### Task prompt
Return each line of the listing below, unchanged, and omit the images.

### Supplied material
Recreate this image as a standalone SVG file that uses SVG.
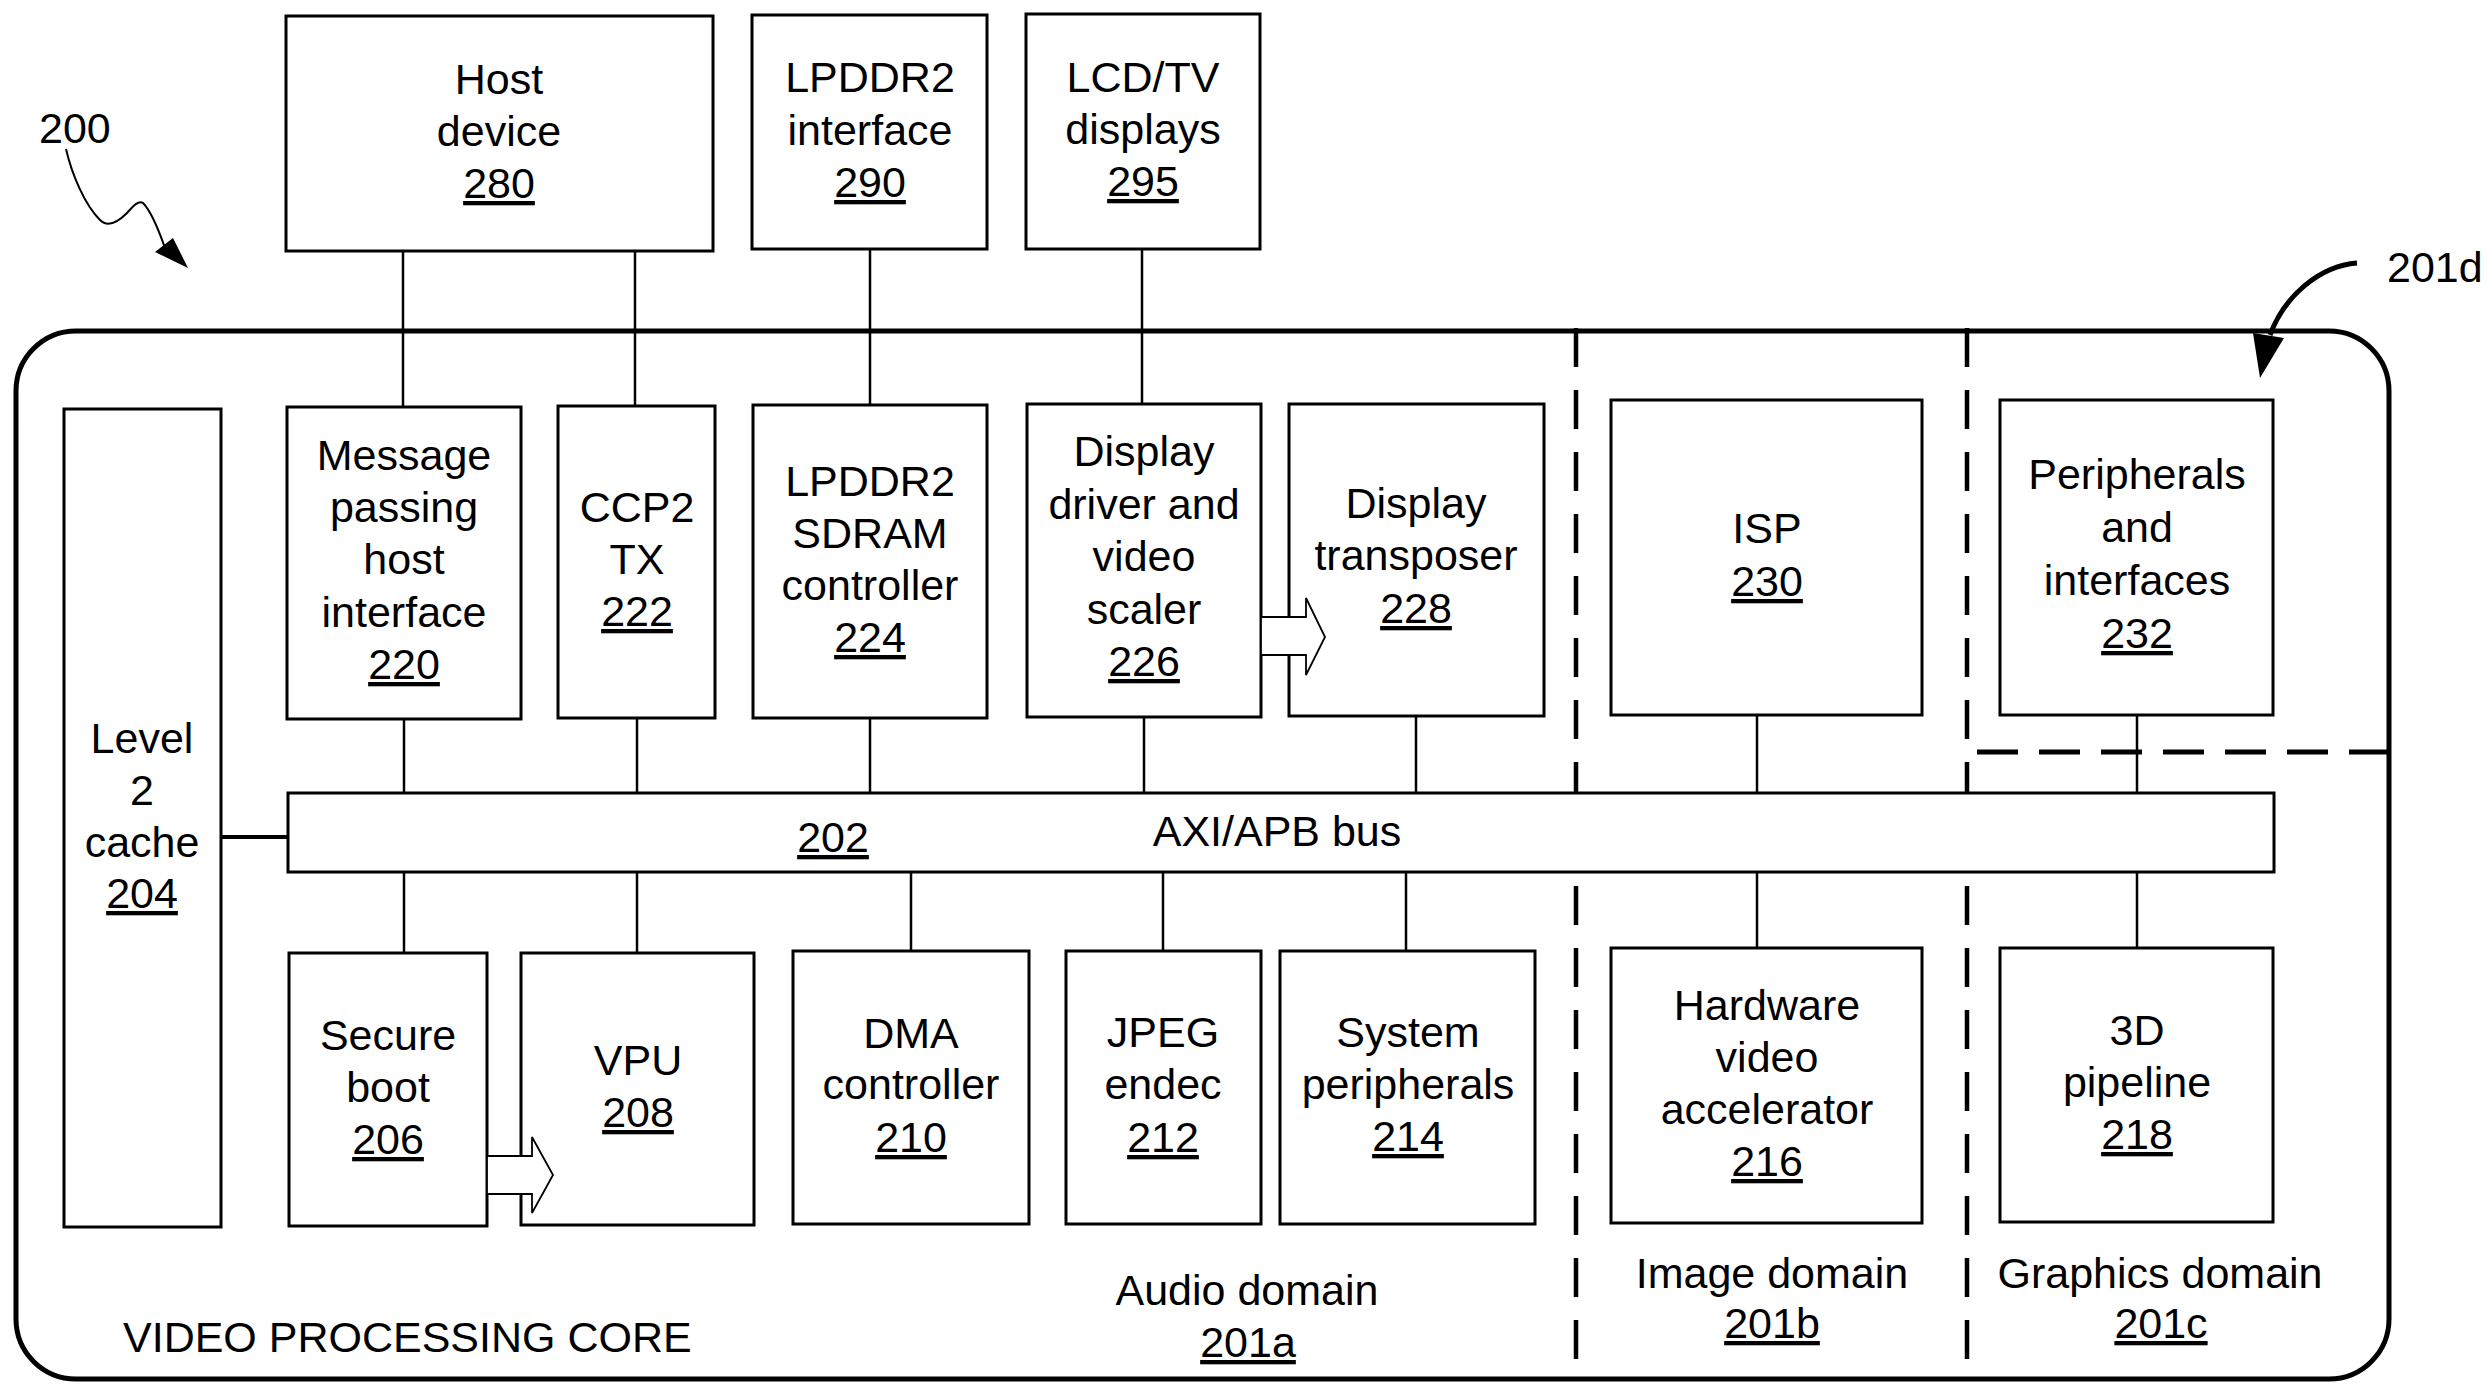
<svg xmlns="http://www.w3.org/2000/svg" width="2492" height="1400" viewBox="0 0 2492 1400">
<style>
.box{fill:#fff;stroke:#000;stroke-width:3}
.ln{stroke:#000;stroke-width:2.5;fill:none}
.dash{stroke:#000;stroke-width:4.5;fill:none;stroke-dasharray:39 23}
.blk{fill:#fff;stroke:#000;stroke-width:1.8}
text{font-family:'Liberation Sans',Arial,sans-serif;font-size:43px;text-anchor:middle;fill:#000}
.u{text-decoration:underline}
.st{text-anchor:start}
</style>
<rect width="2492" height="1400" fill="#fff"/>
<g id="core">
<rect x="16" y="331" width="2373" height="1048" rx="60" ry="60" fill="none" stroke="#000" stroke-width="5"/>
<text class="st" x="123" y="1352">VIDEO PROCESSING CORE</text>
</g>
<g id="domains">
<line class="dash" x1="1576" y1="328" x2="1576" y2="1362"/>
<line class="dash" x1="1967" y1="328" x2="1967" y2="1362"/>
<line x1="1977" y1="752" x2="2389" y2="752" stroke="#000" stroke-width="5" stroke-dasharray="41 21"/>
<text x="1247" y="1305">Audio domain</text>
<text class="u" x="1248" y="1357">201a</text>
<text x="1772" y="1288">Image domain</text>
<text class="u" x="1772" y="1338">201b</text>
<text x="2160" y="1288">Graphics domain</text>
<text class="u" x="2161" y="1338">201c</text>
</g>
<g id="connectors">
<line class="ln" x1="403" y1="251" x2="403" y2="407"/>
<line class="ln" x1="635" y1="251" x2="635" y2="406"/>
<line class="ln" x1="870" y1="249" x2="870" y2="405"/>
<line class="ln" x1="1142" y1="249" x2="1142" y2="404"/>
<line class="ln" x1="404" y1="719" x2="404" y2="793"/>
<line class="ln" x1="637" y1="718" x2="637" y2="793"/>
<line class="ln" x1="870" y1="718" x2="870" y2="793"/>
<line class="ln" x1="1144" y1="717" x2="1144" y2="793"/>
<line class="ln" x1="1416" y1="716" x2="1416" y2="793"/>
<line class="ln" x1="1757" y1="715" x2="1757" y2="793"/>
<line class="ln" x1="2137" y1="715" x2="2137" y2="793"/>
<line class="ln" x1="404" y1="872" x2="404" y2="953"/>
<line class="ln" x1="637" y1="872" x2="637" y2="953"/>
<line class="ln" x1="911" y1="872" x2="911" y2="951"/>
<line class="ln" x1="1163" y1="872" x2="1163" y2="951"/>
<line class="ln" x1="1406" y1="872" x2="1406" y2="951"/>
<line class="ln" x1="1757" y1="872" x2="1757" y2="948"/>
<line class="ln" x1="2137" y1="872" x2="2137" y2="948"/>
<line x1="221" y1="837" x2="288" y2="837" stroke="#000" stroke-width="4"/>
</g>
<g id="n280"><rect class="box" x="286" y="16" width="427" height="235"/><text x="499" y="94">Host</text><text x="499" y="146">device</text><text class="u" x="499" y="198">280</text></g>
<g id="n290"><rect class="box" x="752" y="15" width="235" height="234"/><text x="870" y="92">LPDDR2</text><text x="870" y="145">interface</text><text class="u" x="870" y="197">290</text></g>
<g id="n295"><rect class="box" x="1026" y="14" width="234" height="235"/><text x="1143" y="92">LCD/TV</text><text x="1143" y="144">displays</text><text class="u" x="1143" y="196">295</text></g>
<g id="n204"><rect class="box" x="64" y="409" width="157" height="818"/><text x="142" y="753">Level</text><text x="142" y="805">2</text><text x="142" y="857">cache</text><text class="u" x="142" y="908">204</text></g>
<g id="n220"><rect class="box" x="287" y="407" width="234" height="312"/><text x="404" y="470">Message</text><text x="404" y="522">passing</text><text x="404" y="574">host</text><text x="404" y="627">interface</text><text class="u" x="404" y="679">220</text></g>
<g id="n222"><rect class="box" x="558" y="406" width="157" height="312"/><text x="637" y="522">CCP2</text><text x="637" y="574">TX</text><text class="u" x="637" y="626">222</text></g>
<g id="n224"><rect class="box" x="753" y="405" width="234" height="313"/><text x="870" y="496">LPDDR2</text><text x="870" y="548">SDRAM</text><text x="870" y="600">controller</text><text class="u" x="870" y="652">224</text></g>
<g id="n226"><rect class="box" x="1027" y="404" width="234" height="313"/><text x="1144" y="466">Display</text><text x="1144" y="519">driver and</text><text x="1144" y="571">video</text><text x="1144" y="624">scaler</text><text class="u" x="1144" y="676">226</text></g>
<g id="n228"><rect class="box" x="1289" y="404" width="255" height="312"/><text x="1416" y="518">Display</text><text x="1416" y="570">transposer</text><text class="u" x="1416" y="623">228</text></g>
<g id="n230"><rect class="box" x="1611" y="400" width="311" height="315"/><text x="1767" y="543">ISP</text><text class="u" x="1767" y="596">230</text></g>
<g id="n232"><rect class="box" x="2000" y="400" width="273" height="315"/><text x="2137" y="489">Peripherals</text><text x="2137" y="542">and</text><text x="2137" y="595">interfaces</text><text class="u" x="2137" y="648">232</text></g>
<g id="n202"><rect class="box" x="288" y="793" width="1986" height="79"/><text class="u" x="833" y="852">202</text><text x="1277" y="846">AXI/APB bus</text></g>
<g id="n206"><rect class="box" x="289" y="953" width="198" height="273"/><text x="388" y="1050">Secure</text><text x="388" y="1102">boot</text><text class="u" x="388" y="1154">206</text></g>
<g id="n208"><rect class="box" x="521" y="953" width="233" height="272"/><text x="638" y="1075">VPU</text><text class="u" x="638" y="1127">208</text></g>
<g id="n210"><rect class="box" x="793" y="951" width="236" height="273"/><text x="911" y="1048">DMA</text><text x="911" y="1099">controller</text><text class="u" x="911" y="1152">210</text></g>
<g id="n212"><rect class="box" x="1066" y="951" width="195" height="273"/><text x="1163" y="1047">JPEG</text><text x="1163" y="1099">endec</text><text class="u" x="1163" y="1152">212</text></g>
<g id="n214"><rect class="box" x="1280" y="951" width="255" height="273"/><text x="1408" y="1047">System</text><text x="1408" y="1099">peripherals</text><text class="u" x="1408" y="1151">214</text></g>
<g id="n216"><rect class="box" x="1611" y="948" width="311" height="275"/><text x="1767" y="1020">Hardware</text><text x="1767" y="1072">video</text><text x="1767" y="1124">accelerator</text><text class="u" x="1767" y="1176">216</text></g>
<g id="n218"><rect class="box" x="2000" y="948" width="273" height="274"/><text x="2137" y="1045">3D</text><text x="2137" y="1097">pipeline</text><text class="u" x="2137" y="1149">218</text></g>
<g id="arrows">
<polygon class="blk" points="1261,617 1306,617 1306,598 1325,637 1306,675 1306,655 1261,655"/>
<polygon class="blk" points="487,1156 532,1156 532,1137 553,1175 532,1213 532,1194 487,1194"/>
</g>
<g id="ref200">
<text class="st" x="39" y="143">200</text>
<path d="M66,149 C72,175 85,205 100,220 C108,228 118,222 127,213 C134,205 139,200 143,203 C150,210 158,228 165,248" fill="none" stroke="#000" stroke-width="2"/>
<polygon points="155,252 173,238 188,268" fill="#000"/>
</g>
<g id="ref201d">
<text class="st" x="2387" y="282">201d</text>
<path d="M2357,263 C2320,266 2285,295 2270,335" fill="none" stroke="#000" stroke-width="5"/>
<polygon points="2253,333 2284,338 2260,378" fill="#000"/>
</g>
</svg>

### Complete answer
Recreate this image as a standalone SVG file that uses SVG.
<svg xmlns="http://www.w3.org/2000/svg" width="2492" height="1400" viewBox="0 0 2492 1400">
<style>
.box{fill:#fff;stroke:#000;stroke-width:3}
.ln{stroke:#000;stroke-width:2.5;fill:none}
.dash{stroke:#000;stroke-width:4.5;fill:none;stroke-dasharray:39 23}
.blk{fill:#fff;stroke:#000;stroke-width:1.8}
text{font-family:'Liberation Sans',Arial,sans-serif;font-size:43px;text-anchor:middle;fill:#000}
.u{text-decoration:underline}
.st{text-anchor:start}
</style>
<rect width="2492" height="1400" fill="#fff"/>
<g id="core">
<rect x="16" y="331" width="2373" height="1048" rx="60" ry="60" fill="none" stroke="#000" stroke-width="5"/>
<text class="st" x="123" y="1352">VIDEO PROCESSING CORE</text>
</g>
<g id="domains">
<line class="dash" x1="1576" y1="328" x2="1576" y2="1362"/>
<line class="dash" x1="1967" y1="328" x2="1967" y2="1362"/>
<line x1="1977" y1="752" x2="2389" y2="752" stroke="#000" stroke-width="5" stroke-dasharray="41 21"/>
<text x="1247" y="1305">Audio domain</text>
<text class="u" x="1248" y="1357">201a</text>
<text x="1772" y="1288">Image domain</text>
<text class="u" x="1772" y="1338">201b</text>
<text x="2160" y="1288">Graphics domain</text>
<text class="u" x="2161" y="1338">201c</text>
</g>
<g id="connectors">
<line class="ln" x1="403" y1="251" x2="403" y2="407"/>
<line class="ln" x1="635" y1="251" x2="635" y2="406"/>
<line class="ln" x1="870" y1="249" x2="870" y2="405"/>
<line class="ln" x1="1142" y1="249" x2="1142" y2="404"/>
<line class="ln" x1="404" y1="719" x2="404" y2="793"/>
<line class="ln" x1="637" y1="718" x2="637" y2="793"/>
<line class="ln" x1="870" y1="718" x2="870" y2="793"/>
<line class="ln" x1="1144" y1="717" x2="1144" y2="793"/>
<line class="ln" x1="1416" y1="716" x2="1416" y2="793"/>
<line class="ln" x1="1757" y1="715" x2="1757" y2="793"/>
<line class="ln" x1="2137" y1="715" x2="2137" y2="793"/>
<line class="ln" x1="404" y1="872" x2="404" y2="953"/>
<line class="ln" x1="637" y1="872" x2="637" y2="953"/>
<line class="ln" x1="911" y1="872" x2="911" y2="951"/>
<line class="ln" x1="1163" y1="872" x2="1163" y2="951"/>
<line class="ln" x1="1406" y1="872" x2="1406" y2="951"/>
<line class="ln" x1="1757" y1="872" x2="1757" y2="948"/>
<line class="ln" x1="2137" y1="872" x2="2137" y2="948"/>
<line x1="221" y1="837" x2="288" y2="837" stroke="#000" stroke-width="4"/>
</g>
<g id="n280"><rect class="box" x="286" y="16" width="427" height="235"/><text x="499" y="94">Host</text><text x="499" y="146">device</text><text class="u" x="499" y="198">280</text></g>
<g id="n290"><rect class="box" x="752" y="15" width="235" height="234"/><text x="870" y="92">LPDDR2</text><text x="870" y="145">interface</text><text class="u" x="870" y="197">290</text></g>
<g id="n295"><rect class="box" x="1026" y="14" width="234" height="235"/><text x="1143" y="92">LCD/TV</text><text x="1143" y="144">displays</text><text class="u" x="1143" y="196">295</text></g>
<g id="n204"><rect class="box" x="64" y="409" width="157" height="818"/><text x="142" y="753">Level</text><text x="142" y="805">2</text><text x="142" y="857">cache</text><text class="u" x="142" y="908">204</text></g>
<g id="n220"><rect class="box" x="287" y="407" width="234" height="312"/><text x="404" y="470">Message</text><text x="404" y="522">passing</text><text x="404" y="574">host</text><text x="404" y="627">interface</text><text class="u" x="404" y="679">220</text></g>
<g id="n222"><rect class="box" x="558" y="406" width="157" height="312"/><text x="637" y="522">CCP2</text><text x="637" y="574">TX</text><text class="u" x="637" y="626">222</text></g>
<g id="n224"><rect class="box" x="753" y="405" width="234" height="313"/><text x="870" y="496">LPDDR2</text><text x="870" y="548">SDRAM</text><text x="870" y="600">controller</text><text class="u" x="870" y="652">224</text></g>
<g id="n226"><rect class="box" x="1027" y="404" width="234" height="313"/><text x="1144" y="466">Display</text><text x="1144" y="519">driver and</text><text x="1144" y="571">video</text><text x="1144" y="624">scaler</text><text class="u" x="1144" y="676">226</text></g>
<g id="n228"><rect class="box" x="1289" y="404" width="255" height="312"/><text x="1416" y="518">Display</text><text x="1416" y="570">transposer</text><text class="u" x="1416" y="623">228</text></g>
<g id="n230"><rect class="box" x="1611" y="400" width="311" height="315"/><text x="1767" y="543">ISP</text><text class="u" x="1767" y="596">230</text></g>
<g id="n232"><rect class="box" x="2000" y="400" width="273" height="315"/><text x="2137" y="489">Peripherals</text><text x="2137" y="542">and</text><text x="2137" y="595">interfaces</text><text class="u" x="2137" y="648">232</text></g>
<g id="n202"><rect class="box" x="288" y="793" width="1986" height="79"/><text class="u" x="833" y="852">202</text><text x="1277" y="846">AXI/APB bus</text></g>
<g id="n206"><rect class="box" x="289" y="953" width="198" height="273"/><text x="388" y="1050">Secure</text><text x="388" y="1102">boot</text><text class="u" x="388" y="1154">206</text></g>
<g id="n208"><rect class="box" x="521" y="953" width="233" height="272"/><text x="638" y="1075">VPU</text><text class="u" x="638" y="1127">208</text></g>
<g id="n210"><rect class="box" x="793" y="951" width="236" height="273"/><text x="911" y="1048">DMA</text><text x="911" y="1099">controller</text><text class="u" x="911" y="1152">210</text></g>
<g id="n212"><rect class="box" x="1066" y="951" width="195" height="273"/><text x="1163" y="1047">JPEG</text><text x="1163" y="1099">endec</text><text class="u" x="1163" y="1152">212</text></g>
<g id="n214"><rect class="box" x="1280" y="951" width="255" height="273"/><text x="1408" y="1047">System</text><text x="1408" y="1099">peripherals</text><text class="u" x="1408" y="1151">214</text></g>
<g id="n216"><rect class="box" x="1611" y="948" width="311" height="275"/><text x="1767" y="1020">Hardware</text><text x="1767" y="1072">video</text><text x="1767" y="1124">accelerator</text><text class="u" x="1767" y="1176">216</text></g>
<g id="n218"><rect class="box" x="2000" y="948" width="273" height="274"/><text x="2137" y="1045">3D</text><text x="2137" y="1097">pipeline</text><text class="u" x="2137" y="1149">218</text></g>
<g id="arrows">
<polygon class="blk" points="1261,617 1306,617 1306,598 1325,637 1306,675 1306,655 1261,655"/>
<polygon class="blk" points="487,1156 532,1156 532,1137 553,1175 532,1213 532,1194 487,1194"/>
</g>
<g id="ref200">
<text class="st" x="39" y="143">200</text>
<path d="M66,149 C72,175 85,205 100,220 C108,228 118,222 127,213 C134,205 139,200 143,203 C150,210 158,228 165,248" fill="none" stroke="#000" stroke-width="2"/>
<polygon points="155,252 173,238 188,268" fill="#000"/>
</g>
<g id="ref201d">
<text class="st" x="2387" y="282">201d</text>
<path d="M2357,263 C2320,266 2285,295 2270,335" fill="none" stroke="#000" stroke-width="5"/>
<polygon points="2253,333 2284,338 2260,378" fill="#000"/>
</g>
</svg>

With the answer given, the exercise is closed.